Data science, AI/ML, and HPC have been influential in tackling complex issues like the coronavirus pandemic. Unfortunately, these kinds of large-scale, cross-discipline collaborative efforts are the exception as opposed to the norm in the United States. Now a group of scientists from across the country are looking to change that.
“Many nations are positioning themselves to be scientifically competitive in the years to come,” reads an article contributed to the journal, Science. “But the U.S. is falling behind in the accessibility and connectedness of its research, computing, and data infrastructure.”
The article’s authors aren’t calling for more advanced supercomputers, bigger facilities, staffs, or budgets. Instead, they’re asking policy makers and their financiers to make it easier for them to do their jobs by establishing an open research commons (ORC) for scientific data and compute resources.
The scientists contend that the failure to establish such a repository has left much of the country’s scientific research and data siloed away and fragmented throughout the many scientific institutions in the United States. This, they argue, has left the US at something of a disadvantage compared to countries in Europe or China, which have already established ORC-like initiatives of their own.
The scientists envision something akin to the Cirrus banking network, which can deliver funds to anyone anywhere in the world in a matter of hours or days, but for scientific data.
“Often data on disparate topics – such as a country’s homelessness rates, average income, neighborhood food and health resources, air pollution, flood risk, predicted water resources, and predicted average temperature – are spread across a range of locations on the web, infrastructures, and management regimes,” they wrote.

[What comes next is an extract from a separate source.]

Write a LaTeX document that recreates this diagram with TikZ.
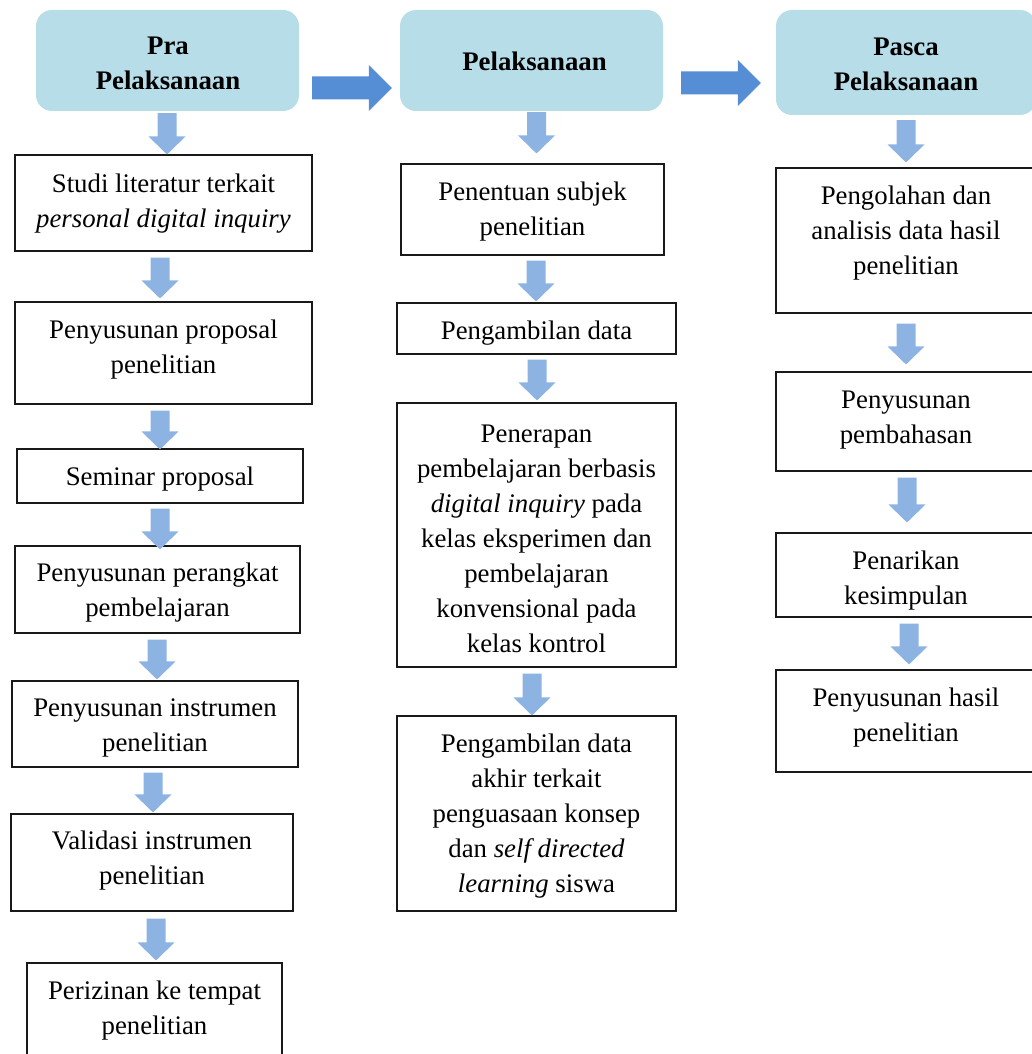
\documentclass[tikz,border=0pt]{standalone}
\usepackage{fontspec}
\setmainfont{Liberation Serif}
\usetikzlibrary{calc}
\definecolor{hdrfill}{HTML}{B7DDE8}
\definecolor{bigarr}{HTML}{558ED5}
\definecolor{smallarr}{HTML}{8DB3E2}
% down block arrow: #1 source node, #2 target node, #3 x, #4 gap below source, #5 gap above target
\newcommand\dnarrow[5]{%
 \fill[smallarr] let \p1=($(#3,0 |- #1.south)+(0,#4)$), \p2=($(#3,0 |- #2.north)+(0,-#5)$) in
 ({\x1-9.5pt},\y1) -- ({\x1+9.5pt},\y1) -- ({\x1+9.5pt},{\y2+18pt}) -- ({\x1+18.5pt},{\y2+18pt})
 -- (\x1,\y2) -- ({\x1-18.5pt},{\y2+18pt}) -- ({\x1-9.5pt},{\y2+18pt}) -- cycle;}
% right block arrow: #1 source, #2 target, #3 y, #4 gap after source, #5 gap before target
\newcommand\rtarrow[5]{%
 \fill[bigarr] let \p1=($(#1.east |- 0,#3)+(#4,0)$), \p2=($(#2.west |- 0,#3)+(-#5,0)$) in
 (\x1,{\y1+11.5pt}) -- ({\x2-23pt},{\y1+11.5pt}) -- ({\x2-23pt},{\y1+23pt}) -- (\x2,\y1)
 -- ({\x2-23pt},{\y1-23pt}) -- ({\x2-23pt},{\y1-11.5pt}) -- (\x1,{\y1-11.5pt}) -- cycle;}
% box: name, x1, y1, x2, y2
\newcommand\bx[5]{\node[stepbox, minimum width={#4-#2}, minimum height={#5-#3}] (#1) at ({(#2+#4)/2},{(#3+#5)/2}) {};}
\newcommand\hd[5]{\node[hdrbox, minimum width={#4-#2}, minimum height={#5-#3}] (#1) at ({(#2+#4)/2},{(#3+#5)/2}) {};}
\begin{document}
\begin{tikzpicture}[x=1pt,y=-1pt,
  stepbox/.style={draw=black!90, line width=1.1pt, fill=white, inner sep=0pt, rectangle},
  hdrbox/.style={fill=hdrfill, rounded corners=16pt, inner sep=0pt, rectangle},
  txt/.style={align=center, inner sep=0pt, font=\fontsize{26.8}{35}\selectfont},
  htxt/.style={txt, font=\fontsize{26.8}{35}\selectfont\bfseries}]
\useasboundingbox (0,0) rectangle (1032,1054);
\clip (0,0) rectangle (1032,1054);
% headers
\hd{h1}{36}{10}{299}{111}
\hd{h2}{400}{10}{663}{111}
\hd{h3}{776}{10}{1036}{115}
\node[htxt] (h1t) at (168,63) {Pra\\Pelaksanaan};
\node[htxt] (h2t) at (534.5,61) {Pelaksanaan};
\node[htxt] (h3t) at (906,64) {Pasca\\Pelaksanaan};
% left column
\bx{l1}{15}{155}{312}{251}
\bx{l2}{15}{302}{312}{404}
\bx{l3}{17}{449}{303}{503}
\bx{l4}{15}{546}{300}{633}
\bx{l5}{12}{681}{298}{767}
\bx{l6}{11}{814}{293}{911}
\bx{l7}{27}{963}{282}{1075}
\node[txt] (l1t) at (163.5,204) {Studi literatur terkait\\\textit{personal digital inquiry}};
\node[txt] (l2t) at (163.5,350) {Penyusunan proposal\\penelitian};
\node[txt] (l3t) at (160,479) {Seminar proposal};
\node[txt] (l4t) at (157.5,593) {Penyusunan perangkat\\pembelajaran};
\node[txt] (l5t) at (155,728) {Penyusunan instrumen\\penelitian};
\node[txt] (l6t) at (152,861) {Validasi instrumen\\penelitian};
\node[txt] (l7t) at (154.5,1011) {Perizinan ke tempat\\penelitian};
% middle column
\bx{m1}{401}{164}{664}{255}
\bx{m2}{397}{303}{676}{354}
\bx{m3}{397}{403}{676}{667}
\bx{m4}{397}{716}{676}{911}
\node[txt] (m1t) at (532.5,212) {Penentuan subjek\\penelitian};
\node[txt] (m2t) at (536.5,333) {Pengambilan data};
\node[txt] (m3t) at (536.5,539) {Penerapan\\pembelajaran berbasis\\\textit{digital inquiry} pada\\kelas eksperimen dan\\pembelajaran\\konvensional pada\\kelas kontrol};
\node[txt] (m4t) at (536.5,816) {Pengambilan data\\akhir terkait\\penguasaan konsep\\dan \textit{self directed}\\\textit{learning} siswa};
% right column
\bx{r1}{776}{168}{1037}{313}
\bx{r2}{776}{372}{1037}{471}
\bx{r3}{776}{533}{1037}{617}
\bx{r4}{776}{670}{1037}{772}
\node[txt] (r1t) at (906,233) {Pengolahan dan\\analisis data hasil\\penelitian};
\node[txt] (r2t) at (906,420) {Penyusunan\\pembahasan};
\node[txt] (r3t) at (906,581) {Penarikan\\kesimpulan};
\node[txt] (r4t) at (906,718) {Penyusunan hasil\\penelitian};
% big arrows
\rtarrow{h1}{h2}{88}{13}{8}
\rtarrow{h2}{h3}{83}{18}{15}
% small arrows
\dnarrow{h1}{l1}{167}{2}{0}
\dnarrow{l1}{l2}{160}{6}{3}
\dnarrow{l2}{l3}{160}{6}{-1}
\dnarrow{l3}{l4}{160}{5}{-4}
\dnarrow{l4}{l5}{157}{6}{1}
\dnarrow{l5}{l6}{153}{5}{1}
\dnarrow{l6}{l7}{156}{7}{2}
\dnarrow{h2}{m1}{536.5}{1}{10}
\dnarrow{m1}{m2}{536}{5}{1}
\dnarrow{m2}{m3}{537}{5}{2}
\dnarrow{m3}{m4}{532}{6}{0}
\dnarrow{h3}{r1}{906}{5}{5}
\dnarrow{r1}{r2}{906}{10}{7}
\dnarrow{r2}{r3}{907}{6}{10}
\dnarrow{r3}{r4}{909}{6}{5}
\end{tikzpicture}
\end{document}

Unfortunately, the way research is often funded limits the scope to new and novel ideas, said Christine Kirkpatrick, division director of research data services at the San Diego Supercomputing Center and co-author on the article published in Science. “There doesn’t tend to be as much money to do something that needs ongoing infrastructure.”
But if that data is properly normalized, attributed, and tagged with the right metadata, it can then be reused and even correlated against other data. One example cited in the article is using data on homeless populations and climate to determine what locations in the U.S. are at the highest risk to global warming.
Suddenly, society changing science can be done by anyone regardless of their background or level of funding, Kirkpatrick tells The Next Platform.
“If the data was already available in a way that was properly annotated, and has provenance, and all these things that take so much time, we could, instead, have citizen scientists and researchers inquiring in these kind of large-data commons, looking for things to study,” she says.
What’s more, instead of making an educated guess and using resources to see if there’s a connection between two disparate data sets, AI/ML could be used to passively identify data sets that have a high degree of correlation.
The good news is the barriers for establishing an ORC aren’t technological. “Much of the hardware, software, and knowledge needed to make the ORC a reality largely exists,” the article in Science reads.
Instead, they contend the issue is an institutional one rooted in leadership and sustained commitment.
“What is needed is commitment from the US Congress and the administration so that parties can come together to chart the future and address the fragmented nature of the US research computing and data enterprise by establishing an ORC,” the article states.
It is slightly ironic that the article advocating for ORC (in Science) “an interoperable collection of data and compute resources […] accessible to all” is itself behind a paywall.